Accordingly, the Court finds that Claimant sustained damages in the total sum of $106,950.00, allocated as follows: $20,830.00 in direct damages for the loss of the land and $86,120.00 in severance damages. Therefore, Claimant is awarded the sum of $106,950.00, together with statutory interest thereon from the vesting date of June 8, 2005 to March 12, 2007. Pursuant to an order of this Court interest is suspended from March 13, 2007 to December 14, 2007, when Claimant filed his appraisal and interest thereafter resumes to the date of this decision and continues thereafter to the date of the entry of judgment thereon.[2]

The award to Claimant herein is exclusive of the claims, if any, of persons other than the owners of the appropriated property, their tenants, mortgagees or lienors having any right or interest in any stream, lake, drainage and irrigation ditch or channel, street, road, highway or public or private right-of-way, or the bed thereof, within the limits of the appropriated property, or contiguous thereto, and is exclusive also of claims, if any, for the value of or damage to easements or appurtenant facilities for the construction, operation or maintenance of publicly owned or public service electric, telephone, telegraph, pipe, water, sewer or railroad lines.

To the extent that Claimant has paid a filing fee, it may be recovered pursuant to Court of Claims Act § 11-a (2).

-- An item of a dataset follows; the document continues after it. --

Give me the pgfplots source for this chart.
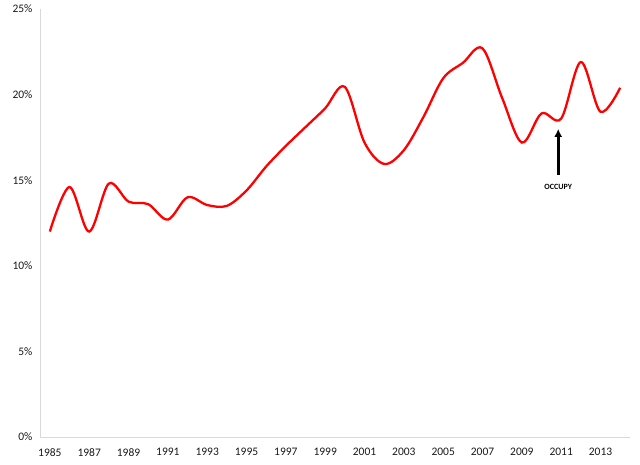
\documentclass[border=0pt]{standalone}
\usepackage{pgfplots}
\pgfplotsset{compat=1.18}
\usetikzlibrary{arrows.meta}
\usepackage{fontspec}
\setmainfont{Carlito}
\begin{document}
\begin{tikzpicture}
\useasboundingbox (-40pt,-28pt) rectangle (600pt,437pt);
\begin{axis}[
  scale only axis, width=590pt, height=428pt,
  at={(0,0)}, anchor=south west,
  xmin=1984.5, xmax=2014.5, ymin=0, ymax=25,
  axis x line*=bottom, axis y line*=left,
  axis line style={draw=black!15, line width=0.8pt, -},
  xtick={1985,1987,...,2013}, ytick={0,5,...,25},
  major tick length=0pt,
  xticklabel style={/pgf/number format/1000 sep={}},
  yticklabel={\pgfmathprintnumber{\tick}\%},
  /pgf/number format/assume math mode=true,
  tick label style={font=\fontsize{11.5}{13}\selectfont, text=black!90},
  xticklabel shift=8pt, yticklabel shift=4pt,
  clip=false,
]
\addplot[red, line width=2.3pt, smooth, tension=0.55] coordinates {
(1985,12.0) (1986,14.6) (1987,12.0) (1988,14.8) (1989,13.75) (1990,13.6)
(1991,12.7) (1992,14.0) (1993,13.55) (1994,13.5) (1995,14.4) (1996,15.8)
(1997,17.0) (1998,18.1) (1999,19.2) (2000,20.45) (2001,17.2) (2002,15.95)
(2003,16.75) (2004,18.7) (2005,20.95) (2006,21.85) (2007,22.7) (2008,19.8)
(2009,17.2) (2010,18.9) (2011,18.6) (2012,21.9) (2013,19.0) (2014,20.4)
};
\draw[-{Latex[length=8pt,width=8pt]}, line width=2.8pt, black] (axis cs:2010.85,15.3) -- (axis cs:2010.85,18.0);
\node[font=\bfseries\fontsize{8}{9}\selectfont] at (axis cs:2010.85,14.6) {OCCUPY};
\end{axis}
\end{tikzpicture}
\end{document}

All motions not previously ruled upon or upon which decision was reserved are hereby denied.


June 22, 2009
Buffalo, New York

Judge of the Court of Claims

[1].The record reflects that the retention pond has not been constructed.
[2].Since there is no evidence on the record establishing the date of personal service of the notice of appropriation, prejudgment interest shall not be suspended pursuant to EDPL § 514 (B) (see Sokol v State of New York, 272 AD2d 604 [2000]). Therefore, prejudgment interest will only be suspended during the period set forth in Hafner v State of New York, Ct Cl, Moriarty, J., Claim No. 112741, M-74012, filed October 25, 2007.